British Study Centres School of English
- Established: 1996, placed into administration 2020
- Chairman: Michael Tunney
- Location: Central London, Dublin, Manchester, and York, United Kingdom
- Colours: Black, Orange & White
- Website: www.british-study.com

= British Study Centres School of English =

Language school in the UK, specializing in English language education

British Study Centres was a group of English language schools consisting of eight adult language schools and seventeen junior centres, including the City Football Language School in partnership with Manchester City, with the majority of schools and centres based in the UK. The head office was located in Brighton & Hove, East Sussex. When in operation, British Study Centres specialised in English language training for adults and young learners, teacher training courses for UK and overseas teachers and University Pathway programmes in partnership with NCUK.

==History and location==
British Study Centres had its roots in distance learning courses from the 1930s onwards (a precursor to the Open University which grew up in the 1960s), branching off from its sister company West London College which offered further and higher education courses in 1996. The first school was opened in Oxford, and after a location move in 2008, it occupied the four-floor building of Oxenford House in the centre of the town.
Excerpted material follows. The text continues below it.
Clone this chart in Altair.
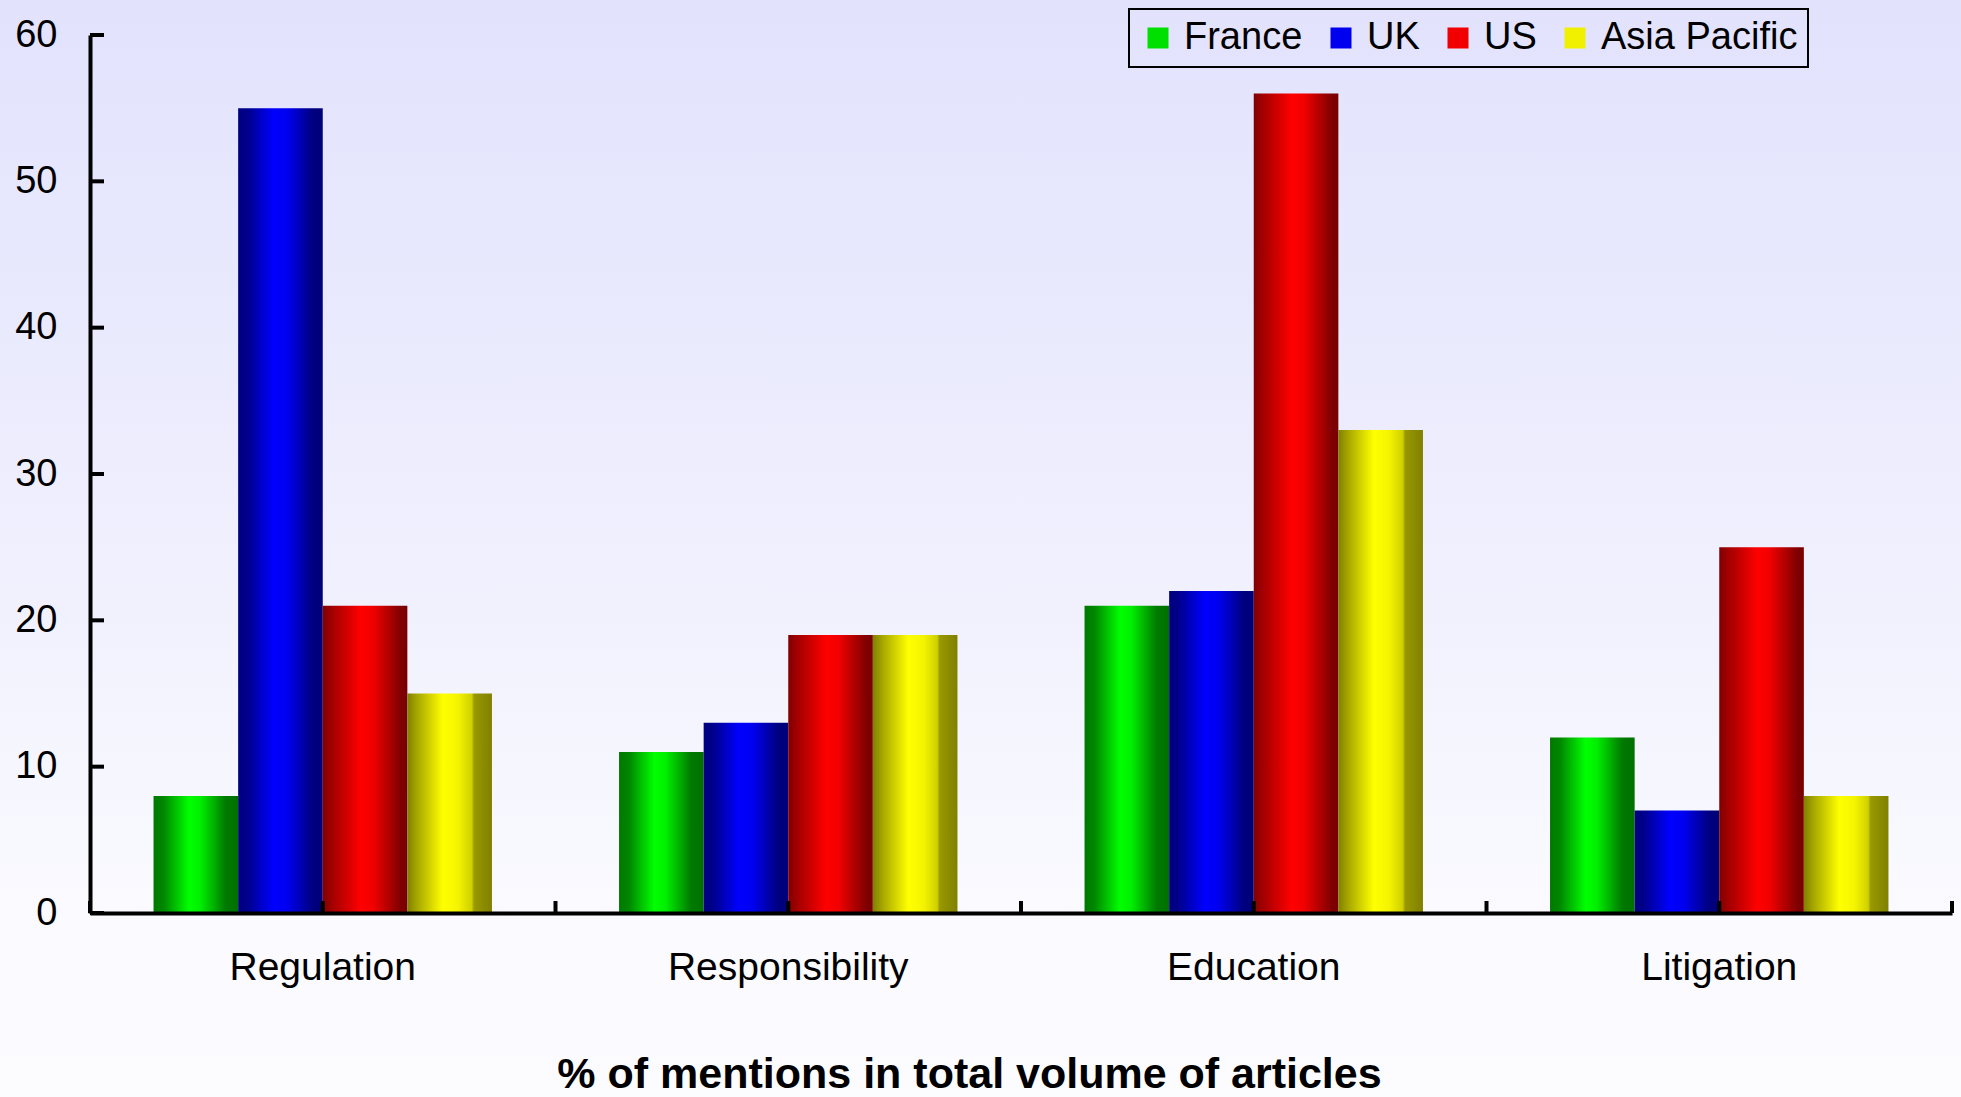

In 2002 the second college was opened in Brighton, and in 2004 a third school opened in Marylebone, central London. A fourth school opened in Bournemouth in May 2010 as well as a specialist teacher training facility in central Oxford which opened later that year. The college's head office moved from Hannah House to Duke Street, opposite Selfridges and adjoining Oxford Street, in early 2010. These schools have now closed down.

In 2008, the company moved into the young learners market with the acquisition of 'ICH' (International College Holidays), a provider of vacation courses to children. Since acquiring ICH, British Study Centres offered junior courses at independent schools in Ardingly, Cheltenham and Wycliffe. The company added a fourth UK centre in Brockenhurst, in 2013.

Across its adult schools and junior centres there was an annual intake of 7500 students consisting of approximately 80 nationalities in 2010.

In October 2020 British Study Centres went into administration and KPMG was appointed official receiver. As of July 2020 the company owed £13,275,000 to various unsecured creditors including students, staff, suppliers, landlords and host families. Prospective students who had paid for services but did not
receive them comprised £2,492,038. Staff were owed over £1,000,000 in wages for work completed and HMRC was owed £567,959.

As of July 2023 the administrators had recovered only £160,000 of liquid assets and incurred costs of over £120,000. The administrators did not anticipate that any meaningful payments would be made to any of the unsecured creditors, who had in effect lost their money by transacting with British Study Centres.

==Membership==
British Study Centres was a member of English UK.

The adult schools held a UKBA “Grade A” Tier 4 Sponsor's Licence.

==Courses==
The schools offered full-time courses in the following subjects for adults: general English, academic English, business English and exam preparation for IELTS, TOEIC / TOEFL, BULATS and Cambridge FCE and CAE. The adult courses were offered in Bournemouth, Brighton, London and Oxford.

Teacher training qualifications offered included the Cambridge Certificate in General English Teaching to Adults (CELTA), Cambridge Diploma in General English Teaching to Adults (DELTA), and Trinity College Certificate in Teaching English to Speakers of Other Languages (CertTESOL). Teacher training took place in Brighton and Oxford.

Junior courses were offered in general English and English plus sports at four junior vacation centres in Ardingly, Bournemouth the University of Brighton, Oxford Brookes University and Wycliffe

In 2013, British Study Centres became one of the first UK-based EFL language schools to start offering online courses through video-conferencing. They used the same teachers from their UK schools to deliver General English, Business English and Exam Preparation courses to students around the world who were unable to travel to the UK to study.

== Charity affiliation ==

British Study Centres’ chosen charity was the Hot Courses Foundation. part of the Hot Courses Group, Set up in 2004, the charity helps fund the education of HIV+ children in the developing world whose access to education is limited or non-existent. British Study Centres' chairman, Simon Cleaver is trustee for the charity as well as Jeremy Hunt MP, Baroness Morris of Yardley (former Secretary of State for Education), Mike and Sarah Elms, Alex Williams and Simon Philips. The Foundation initially focused on AIDS-orphans in Kenya, providing money to fund their education and provide school uniforms and related resources. The Hot Courses Foundation then built a primary school in Kitui, eastern Kenya, which came top in recent assessments of schools in the area.